The film begins with a wizened old Tonto (Depp) telling a young boy how he came to know John Reid (Armie Hammer) in 1869 Texas. A dandyish district attorney, Reid arrives in a small railroad town where his brother Dan (James Badge Dale) is a Texas Ranger. Dan has married John's childhood sweetheart, Rebecca (Ruth Wilson), but that doesn't keep the siblings from joining forces to track down a murderous fugitive named Butch Cavendish (William Fichtner). John and Tonto also become uncomfortable partners during the search for Cavendish, and John takes to wearing a black mask and riding a white horse.
The Lone Ranger marks the latest collaboration between Depp and director Gore Verbinski, who oversaw the first three Pirates films and the funky animated western Rango. They desperately try to recapture those films' comic-adventure lightning in a bottle. And they actually succeed during a meticulously choreographed shoot-'em-up scene. Unfortunately, it comes after more than two hours of nonsense.

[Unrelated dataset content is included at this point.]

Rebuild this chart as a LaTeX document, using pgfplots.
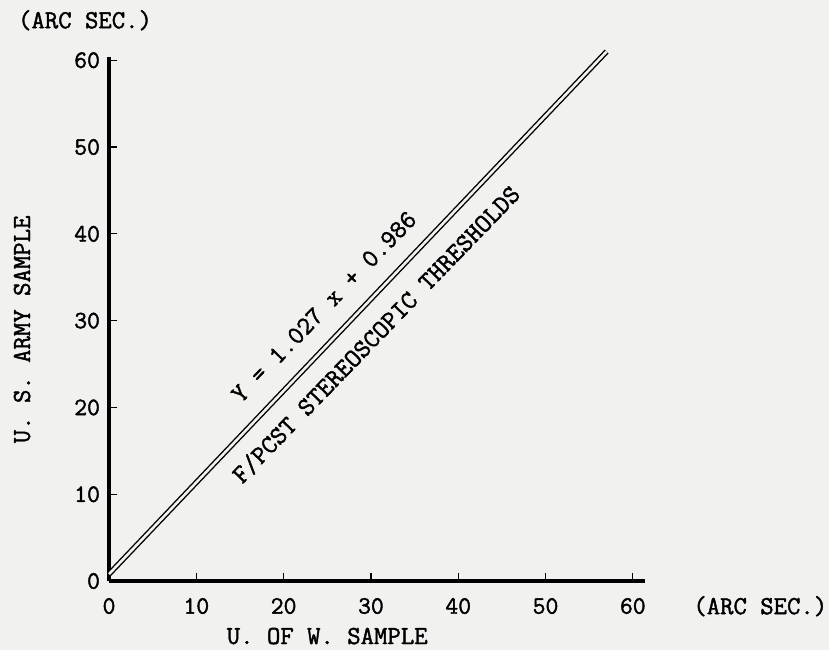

Verbinski takes nothing seriously, presuming that a straightforward take on the iconic hero would be too square for 2013 audiences. But he doesn't develop the characters enough: It's hard to truly care about the relationship between John and Dan, or what separated John and Rebecca, or the tragedy that drives Tonto.
Then there's Depp, whose portrayal of Tonto would be an insult to cinema no matter what you think about a white guy playing a Comanche. His part consists of nothing but smart-ass remarks about his new partner and bug-eyed reaction takes. Verbinski makes sure we understand the zaniness of everything we're seeing. Positing Tonto as an addled, dead-bird-feeding PTSD case feels like an excuse to let Depp do any ridiculous thing he wants with the character.
So why is The Lone Ranger such a catastrophe, when at least some of the Pirates films made a similar formula work? Because in those films, Jack Sparrow was reacting to ghost ships and sea monsters. Though the Lone Ranger has mystical abilities, he's not responding to an out-of-this-world threat. And Tonto doesn't deliver wisecracks because it makes sense. It's because that's all Johnny Depp wants to invest in a character anymore.